I have a MF Industrial 20C gas tractor (actually made by New Holland I believe) that will run great for about half an hour and then just quit. It can be restarted in about 15 min. when it cools down and will run for the next 20 min. Here's all that I have done to it: It has a new HD coil (which is not excessively hot when it shuts down), new distributor cap and rotor, has been switched over to electronic ignition, has been mostly rewired except to the neutral safety switch, carb has been cleaned with floats adjusted and new valve and seat, new gas line filter, new inner and outer air filter. I would think vapor lock, especially after exhaust was redone (now horizontal exhaust) and is now closer to the intake tubes and carb, but taking off the gas cap during the shut down has no effect and I put in HD intake air tubing to protect from this. 
There are two things that don't work on this tractor; 1) the water temp gauge goes from zero to pegged in the snap of the finger ( I have a new thermostat that will be installed next) and will order a new temp sender , and 2) the rpm gauge does not work.

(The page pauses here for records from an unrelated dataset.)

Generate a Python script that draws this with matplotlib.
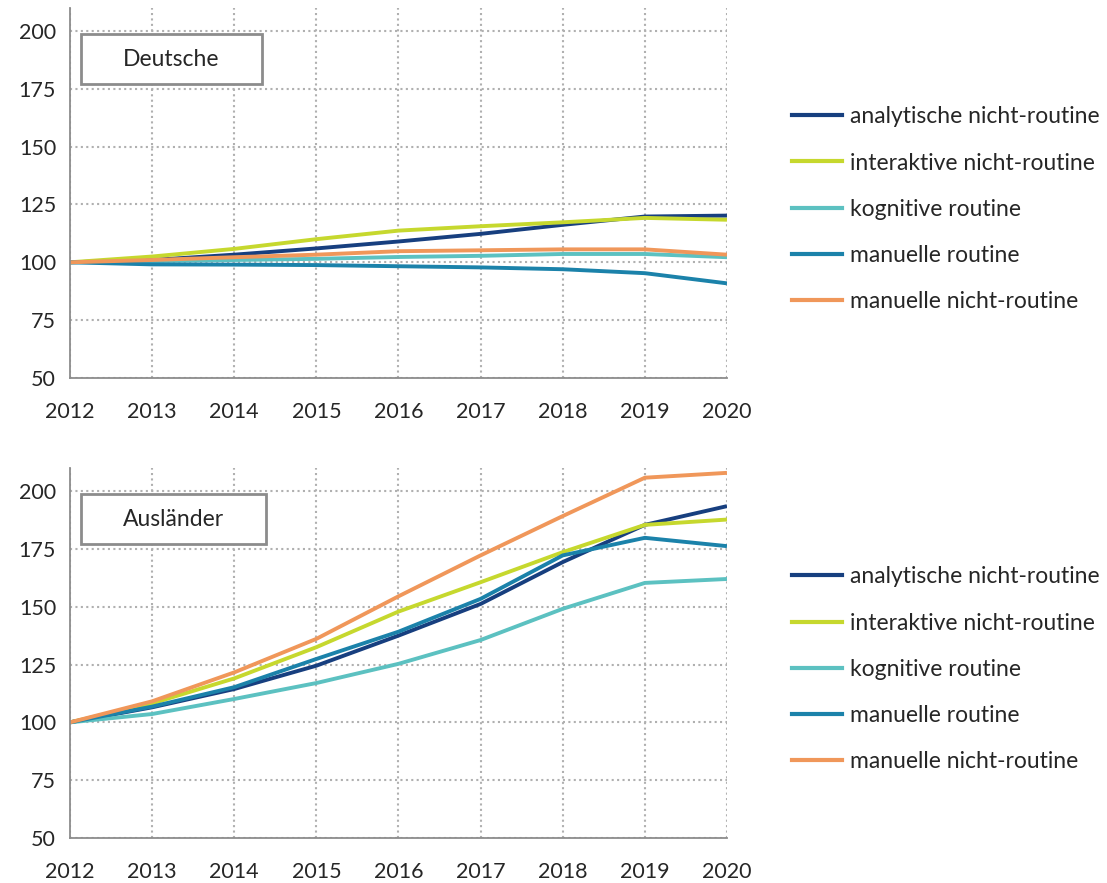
import matplotlib.pyplot as plt
from matplotlib.lines import Line2D
from matplotlib.patches import Rectangle

plt.rcParams["font.family"] = ["Lato", "DejaVu Sans"]

years = [2012, 2013, 2014, 2015, 2016, 2017, 2018, 2019, 2020]
labels = ['analytische nicht-routine', 'interaktive nicht-routine', 'kognitive routine',
          'manuelle routine', 'manuelle nicht-routine']
colors = ['#173f7f', '#c6d82e', '#5cc1c1', '#1b82aa', '#f0975a']

# Deutsche
de_analytisch = [100, 101.0, 103.3, 106.0, 109.0, 112.3, 116.2, 119.8, 120.2]
de_interaktiv = [100, 102.5, 105.8, 110.0, 113.7, 115.6, 117.3, 119.2, 118.4]
de_kognitiv = [100, 100.5, 101.0, 101.5, 102.3, 102.8, 103.6, 103.6, 102.2]
de_man_routine = [100, 99.1, 99.0, 98.8, 98.3, 97.8, 97.0, 95.3, 90.9]
de_man_nicht = [100, 101.0, 102.2, 103.3, 104.8, 105.2, 105.6, 105.6, 103.3]

# Ausländer
au_analytisch = [100, 106.5, 114.4, 124.5, 137.5, 151.2, 169.3, 185.4, 193.5]
au_interaktiv = [100, 108.2, 119.0, 132.5, 147.9, 160.6, 173.6, 185.4, 187.7]
au_kognitiv = [100, 103.6, 110.1, 117.0, 125.3, 135.6, 149.1, 160.3, 162.0]
au_man_routine = [100, 106.8, 115.2, 127.4, 139.2, 153.4, 172.2, 179.8, 176.2]
au_man_nicht = [100, 109.1, 121.6, 136.1, 154.5, 172.2, 189.2, 205.8, 207.9]

panels = [
    ('Deutsche', [de_analytisch, de_interaktiv, de_kognitiv, de_man_routine, de_man_nicht]),
    ('Ausländer', [au_analytisch, au_interaktiv, au_kognitiv, au_man_routine, au_man_nicht]),
]

fig = plt.figure(figsize=(11.07, 8.83), dpi=100)
ax_pos = [[0.0632, 0.572, 0.5935, 0.419], [0.0632, 0.051, 0.5935, 0.419]]
box_w = [0.276, 0.281]

for (title, series), pos, bw in zip(panels, ax_pos, box_w):
    ax = fig.add_axes(pos)
    for vals, c in zip(series, colors):
        ax.plot(years, vals, color=c, lw=2.8, solid_capstyle='butt')
    ax.set_xlim(2012, 2020)
    ax.set_ylim(50, 210)
    ax.set_yticks([50, 75, 100, 125, 150, 175, 200])
    ax.set_xticks(years)
    ax.grid(True, linestyle=(0, (1, 1.6)), color='#b0b0b0', lw=1.5)
    ax.set_axisbelow(True)
    for s in ['top', 'right']:
        ax.spines[s].set_visible(False)
    for s in ['left', 'bottom']:
        ax.spines[s].set_color('#8c8c8c')
        ax.spines[s].set_linewidth(1.3)
    ax.tick_params(length=0, labelsize=15.5, colors='#262626', pad=10)
    ax.tick_params(axis='x', pad=17)
    ax.add_patch(Rectangle((0.0167, 0.795), bw, 0.135, transform=ax.transAxes,
                           fc='white', ec='#8c8c8c', lw=2, zorder=5))
    ax.text(0.0167 + bw / 2, 0.862, title, transform=ax.transAxes, ha='center', va='center',
            fontsize=16.5, color='#262626', zorder=6)
    handles = [Line2D([], [], color=c, lw=3) for c in colors]
    ax.legend(handles, labels, loc='center left', bbox_to_anchor=(1.099, 0.456),
              frameon=False, fontsize=16.5, handlelength=2.2, handletextpad=0.35,
              labelspacing=1.1, labelcolor='#262626', borderpad=0, borderaxespad=0)

fig.savefig('out.png', dpi=100)
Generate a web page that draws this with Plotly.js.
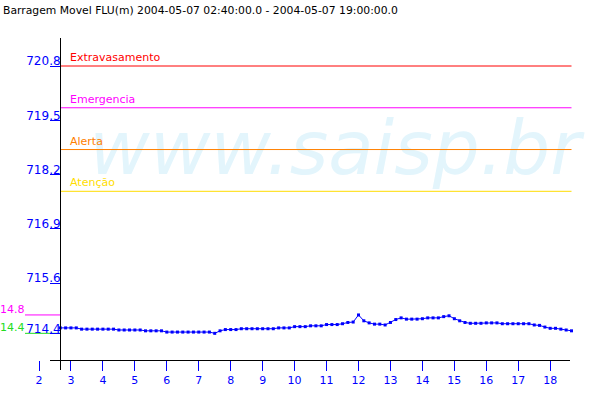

I am at a loss for what to do next if anyone has any suggestions they would be appreciated....


----------



## RC Wells (Dec 26, 2008)

Massey built those tractors with a gravity feed gasoline tank. The fitting with the glass bowl on the bottom of the tank clogs with rust and debris from the tank. Check and verify you have a continuous flow of fuel from that line out of that fitting. My guess is it will dribble fuel.

If so, drain the tank, then remove that fitting from the tank and wash out the rust and debris from the bottom of the tank with a small amount of diesel. Inspect the inlet of the fitting, it will either have a short pipe with an X cut into the top, or will have a short fine screen standing up that inserts in the tank. Clean it out, reassemble and you should be good to go.

Tractor was made by Massey, engine is a Continental.


----------



## Huntin (Jul 30, 2018)

Awesome, I will give it a try. Thanks !!


----------



## Guest (Jul 30, 2018)

Hello and welcome to the Tractor Forum. We have some very knowledgeable and experienced members. I'm sure one or more of the members will help.

You might consider putting your tractor in the Showcase (located under the TRACTOR button at the top of the page). A perk is that if you add your tractor to the Showcase, it becomes instantly eligible to be entered in our monthly tractor contest, in progress right now. Please be sure to add your vote for this months Tractor of the Month, which is found on the main Forum menu as the fourth category, listed as "Tractor of the month". The poll is at the top of the page. Thank you for your vote!


----------



## Brad Schuchard (Aug 29, 2018)

Huntin said:


> Awesome, I will give it a try. Thanks !!


Did it work?


----------